In today's world where films are really being pushed to be 3-D, even to the point where films shot in 2-D are "converted" to push the marketing gimmick, it's interesting to see a film from the past that rejected the norm of the time (sound) and was essentially one of the last films of the silent era. Obviously there are films that came after it that used silence for artistic purposes, but those are generally disconnected from the silent era. This film is certainly not one of them.
That last paragraph is not entirely accurate, as the film had some sounds that were added in post-production, as well as occasional scene with a speaking role, it's few and far between and all the principal players are "silent" when on screen - opting for title cards like any other silent film would.
Charlie Chaplin's reluctance to give into the talkie phenomenon wholeheartedly makes this movie a hybrid, a "silent talkie," if you will. In some ways, this mirrors the reluctance to move into color or even today's reluctance for directors to embrace the 3-D craze.
However, while I enjoyed the film, I couldn't stop thinking about how the film was, even by the standards of the day, a relic already years out of date.
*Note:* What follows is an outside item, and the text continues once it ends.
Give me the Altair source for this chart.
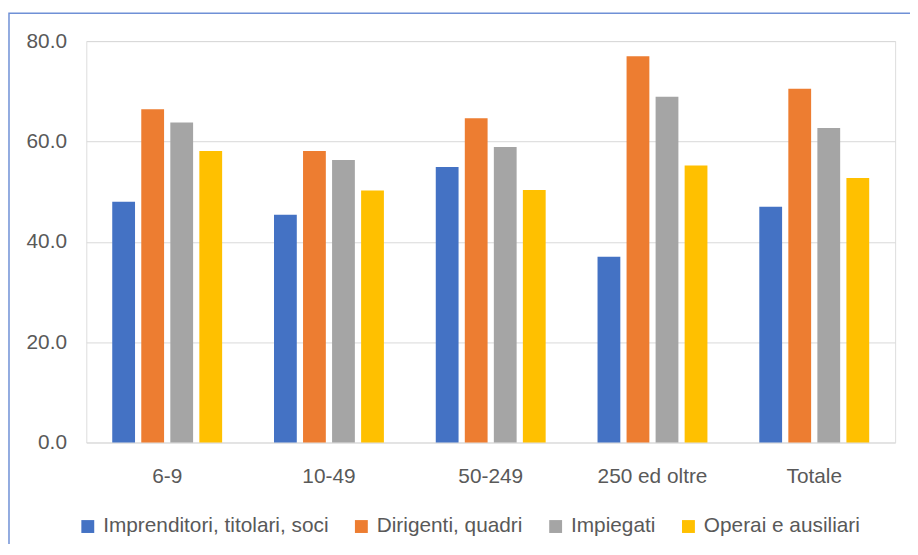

Chaplin's fears that the Tramp could not survive in the era of "talkies" was unfounded. Considering his "Tramp" character "talked" (through title cards) in the silent films, I could have easily have seen Modern Times adopt sound and embrace it fully (instead of partially in just a few scenes), allowing all the characters except Chaplin's to talk. I'm not comparing the styles or quality here, but the above method method has been pretty successful with Rowan Atkinson's Mr. Bean. While each episode is largely silent, the character of Bean utters perhaps one or two lines an episode (occasionally remaining silent the entire episode).
One thing is for sure, I really hope that 2-D doesn't go the way of silent films for some time to come.